After hundreds of years of vicissitudes, Jiading Bamboo Carving has also experienced ups and downs. In the late Qing Dynasty and the early Republic of China, with the influx of Western artifacts and social unrest, the market of Jiading Bamboo Carving shrank day by day, artists turned to other occupations one after another, and the craft was almost lost. After the founding of New China, this ancient craft ushered in a turning point: in 1955, Jiading established a handicraft bamboo carving production group to train a new generation of artists; in 1981, the bamboo carving group was reorganized to focus on the inheritance and innovation of techniques; in 2006, Jiading Bamboo Carving was included in the first batch of national intangible cultural heritage list with the approval of the State Council, gaining more extensive protection and attention. Today, inheritors represented by Fan Xunyuan, Zhang Yingyao, Zhang Weizhong and Wang Wei not only adhere to traditional techniques, focusing on classic crafts such as deep carving, openwork and green retention but also explore innovation, combining bamboo carving with modern design to launch cultural and creative products such as bamboo carving bookmarks and decorative paintings, allowing the ancient craft to enter the lives of young people.

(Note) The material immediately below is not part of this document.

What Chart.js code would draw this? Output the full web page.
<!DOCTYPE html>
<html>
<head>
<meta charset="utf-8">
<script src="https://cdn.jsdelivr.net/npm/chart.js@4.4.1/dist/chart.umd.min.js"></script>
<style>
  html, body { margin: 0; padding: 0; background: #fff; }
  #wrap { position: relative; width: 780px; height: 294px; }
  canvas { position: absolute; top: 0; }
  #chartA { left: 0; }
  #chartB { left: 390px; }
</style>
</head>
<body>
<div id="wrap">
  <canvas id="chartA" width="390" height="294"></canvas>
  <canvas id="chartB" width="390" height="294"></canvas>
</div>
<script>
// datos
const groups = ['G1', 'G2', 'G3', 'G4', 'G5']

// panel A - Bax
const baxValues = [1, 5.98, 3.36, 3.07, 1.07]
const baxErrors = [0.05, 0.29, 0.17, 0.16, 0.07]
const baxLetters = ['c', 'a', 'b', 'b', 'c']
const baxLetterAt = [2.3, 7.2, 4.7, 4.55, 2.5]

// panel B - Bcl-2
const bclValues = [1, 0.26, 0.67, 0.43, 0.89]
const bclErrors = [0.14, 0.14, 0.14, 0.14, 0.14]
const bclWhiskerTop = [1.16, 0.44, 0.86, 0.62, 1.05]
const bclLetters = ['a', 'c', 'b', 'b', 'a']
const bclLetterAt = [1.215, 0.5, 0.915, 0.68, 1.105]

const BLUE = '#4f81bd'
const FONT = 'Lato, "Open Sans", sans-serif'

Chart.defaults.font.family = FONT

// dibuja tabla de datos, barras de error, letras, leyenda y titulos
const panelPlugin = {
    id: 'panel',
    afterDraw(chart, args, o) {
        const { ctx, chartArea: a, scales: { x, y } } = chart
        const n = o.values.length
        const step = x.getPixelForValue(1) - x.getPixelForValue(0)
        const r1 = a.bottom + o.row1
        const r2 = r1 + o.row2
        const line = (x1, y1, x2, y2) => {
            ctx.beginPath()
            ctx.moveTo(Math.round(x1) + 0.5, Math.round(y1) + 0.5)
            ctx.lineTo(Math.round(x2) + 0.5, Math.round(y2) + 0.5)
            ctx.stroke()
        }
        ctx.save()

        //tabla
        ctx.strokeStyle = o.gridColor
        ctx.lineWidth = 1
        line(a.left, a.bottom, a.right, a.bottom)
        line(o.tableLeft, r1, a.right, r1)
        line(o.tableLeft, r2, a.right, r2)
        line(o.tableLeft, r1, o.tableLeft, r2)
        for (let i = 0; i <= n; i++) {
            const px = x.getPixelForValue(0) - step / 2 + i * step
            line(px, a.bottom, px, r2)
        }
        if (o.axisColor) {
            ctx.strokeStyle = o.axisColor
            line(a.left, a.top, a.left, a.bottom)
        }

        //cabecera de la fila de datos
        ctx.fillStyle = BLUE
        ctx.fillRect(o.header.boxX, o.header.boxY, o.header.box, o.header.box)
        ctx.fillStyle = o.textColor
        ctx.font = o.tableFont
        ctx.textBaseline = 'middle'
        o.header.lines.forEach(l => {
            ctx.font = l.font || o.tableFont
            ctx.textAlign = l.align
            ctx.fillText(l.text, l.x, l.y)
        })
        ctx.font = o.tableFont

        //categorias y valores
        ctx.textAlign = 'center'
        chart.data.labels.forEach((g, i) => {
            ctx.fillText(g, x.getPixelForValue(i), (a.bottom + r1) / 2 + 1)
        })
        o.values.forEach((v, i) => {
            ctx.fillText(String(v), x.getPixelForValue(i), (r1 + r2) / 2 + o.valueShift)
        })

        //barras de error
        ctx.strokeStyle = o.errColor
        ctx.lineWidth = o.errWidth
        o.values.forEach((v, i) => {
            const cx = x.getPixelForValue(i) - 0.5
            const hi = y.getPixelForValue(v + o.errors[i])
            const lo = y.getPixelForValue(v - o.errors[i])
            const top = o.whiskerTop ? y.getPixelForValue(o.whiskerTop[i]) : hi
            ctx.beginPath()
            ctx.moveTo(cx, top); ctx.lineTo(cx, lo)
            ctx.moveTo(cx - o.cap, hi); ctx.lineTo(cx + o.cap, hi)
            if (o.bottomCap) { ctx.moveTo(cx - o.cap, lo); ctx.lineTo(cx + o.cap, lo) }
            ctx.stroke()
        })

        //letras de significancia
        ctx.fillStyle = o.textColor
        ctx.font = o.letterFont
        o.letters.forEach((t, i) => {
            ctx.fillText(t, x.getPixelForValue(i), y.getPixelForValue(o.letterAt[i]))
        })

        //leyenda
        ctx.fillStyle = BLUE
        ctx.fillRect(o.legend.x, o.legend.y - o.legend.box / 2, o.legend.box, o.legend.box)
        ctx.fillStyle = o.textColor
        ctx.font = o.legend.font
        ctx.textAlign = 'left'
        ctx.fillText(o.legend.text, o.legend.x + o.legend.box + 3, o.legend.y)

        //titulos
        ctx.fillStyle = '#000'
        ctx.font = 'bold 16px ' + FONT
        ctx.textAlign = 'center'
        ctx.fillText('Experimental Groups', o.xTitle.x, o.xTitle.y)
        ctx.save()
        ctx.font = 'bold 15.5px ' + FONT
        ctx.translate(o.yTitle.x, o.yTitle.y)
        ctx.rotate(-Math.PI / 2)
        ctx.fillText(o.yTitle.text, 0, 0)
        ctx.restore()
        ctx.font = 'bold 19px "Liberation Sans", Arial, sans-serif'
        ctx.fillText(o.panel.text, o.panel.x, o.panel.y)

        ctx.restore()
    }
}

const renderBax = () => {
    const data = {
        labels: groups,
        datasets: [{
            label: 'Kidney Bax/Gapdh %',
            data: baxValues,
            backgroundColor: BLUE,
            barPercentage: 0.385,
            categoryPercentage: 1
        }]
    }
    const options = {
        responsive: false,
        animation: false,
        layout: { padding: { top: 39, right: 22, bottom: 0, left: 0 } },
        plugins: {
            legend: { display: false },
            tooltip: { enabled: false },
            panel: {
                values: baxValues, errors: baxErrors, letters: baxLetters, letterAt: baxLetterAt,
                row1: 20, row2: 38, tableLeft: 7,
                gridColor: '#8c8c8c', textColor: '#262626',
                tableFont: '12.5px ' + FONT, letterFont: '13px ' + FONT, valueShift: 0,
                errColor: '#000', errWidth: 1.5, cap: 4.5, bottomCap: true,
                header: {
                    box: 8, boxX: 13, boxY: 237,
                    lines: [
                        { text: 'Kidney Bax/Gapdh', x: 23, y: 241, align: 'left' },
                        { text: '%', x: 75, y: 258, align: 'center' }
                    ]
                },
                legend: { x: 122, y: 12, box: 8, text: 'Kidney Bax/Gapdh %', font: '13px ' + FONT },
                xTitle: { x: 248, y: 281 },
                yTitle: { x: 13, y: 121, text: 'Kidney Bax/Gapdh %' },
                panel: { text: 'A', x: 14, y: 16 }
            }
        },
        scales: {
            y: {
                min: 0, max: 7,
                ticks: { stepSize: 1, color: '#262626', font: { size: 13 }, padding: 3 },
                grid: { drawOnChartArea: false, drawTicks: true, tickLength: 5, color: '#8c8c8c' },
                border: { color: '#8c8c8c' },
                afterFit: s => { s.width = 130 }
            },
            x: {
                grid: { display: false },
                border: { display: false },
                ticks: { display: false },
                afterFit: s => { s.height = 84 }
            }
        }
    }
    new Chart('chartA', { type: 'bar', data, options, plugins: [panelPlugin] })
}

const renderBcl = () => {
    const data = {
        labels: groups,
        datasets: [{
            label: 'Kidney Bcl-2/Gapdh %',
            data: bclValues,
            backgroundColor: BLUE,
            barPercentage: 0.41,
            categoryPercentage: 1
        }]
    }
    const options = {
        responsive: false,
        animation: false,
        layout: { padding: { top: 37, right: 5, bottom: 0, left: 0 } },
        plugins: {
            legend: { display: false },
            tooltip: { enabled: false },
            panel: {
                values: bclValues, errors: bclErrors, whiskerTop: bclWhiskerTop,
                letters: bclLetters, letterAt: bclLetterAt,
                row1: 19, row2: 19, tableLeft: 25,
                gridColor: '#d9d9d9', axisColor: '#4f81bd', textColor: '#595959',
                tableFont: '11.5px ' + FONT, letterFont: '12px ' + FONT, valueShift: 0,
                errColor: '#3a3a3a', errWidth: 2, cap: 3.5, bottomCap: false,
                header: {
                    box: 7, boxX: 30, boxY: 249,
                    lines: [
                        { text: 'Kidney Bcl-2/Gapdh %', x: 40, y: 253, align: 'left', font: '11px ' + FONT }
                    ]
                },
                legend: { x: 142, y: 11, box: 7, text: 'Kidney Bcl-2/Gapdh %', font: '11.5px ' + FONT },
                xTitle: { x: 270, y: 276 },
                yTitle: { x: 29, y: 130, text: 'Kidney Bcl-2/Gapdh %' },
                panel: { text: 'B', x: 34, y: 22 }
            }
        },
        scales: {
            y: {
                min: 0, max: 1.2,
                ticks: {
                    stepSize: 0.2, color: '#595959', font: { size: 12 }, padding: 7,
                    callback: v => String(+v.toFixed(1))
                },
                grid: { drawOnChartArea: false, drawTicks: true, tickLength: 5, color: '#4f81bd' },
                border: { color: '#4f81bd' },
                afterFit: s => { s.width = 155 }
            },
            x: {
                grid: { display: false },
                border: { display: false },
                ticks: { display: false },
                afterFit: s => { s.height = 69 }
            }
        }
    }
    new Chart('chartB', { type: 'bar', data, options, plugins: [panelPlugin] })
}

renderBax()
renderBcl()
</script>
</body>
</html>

Today, in the exhibition cabinets of the Jiading Bamboo Carving Museum, bamboo carving brush pots from the Ming Dynasty face bamboo carving ornaments from the contemporary era across time and space; on the desks of ordinary people, there may be a bamboo bookmark carved with orchids; in the handcraft classes of campuses, children are feeling the dialogue between bamboo and knives with their immature hands. Jiading Bamboo Carving, an art of writing and painting on bamboo, carries the elegance and ingenuity of Jiangnan literati. After 500 years of baptism, it is still tough and elegant, continuing to write the story of inheritance and rebirth in the soil of the new era.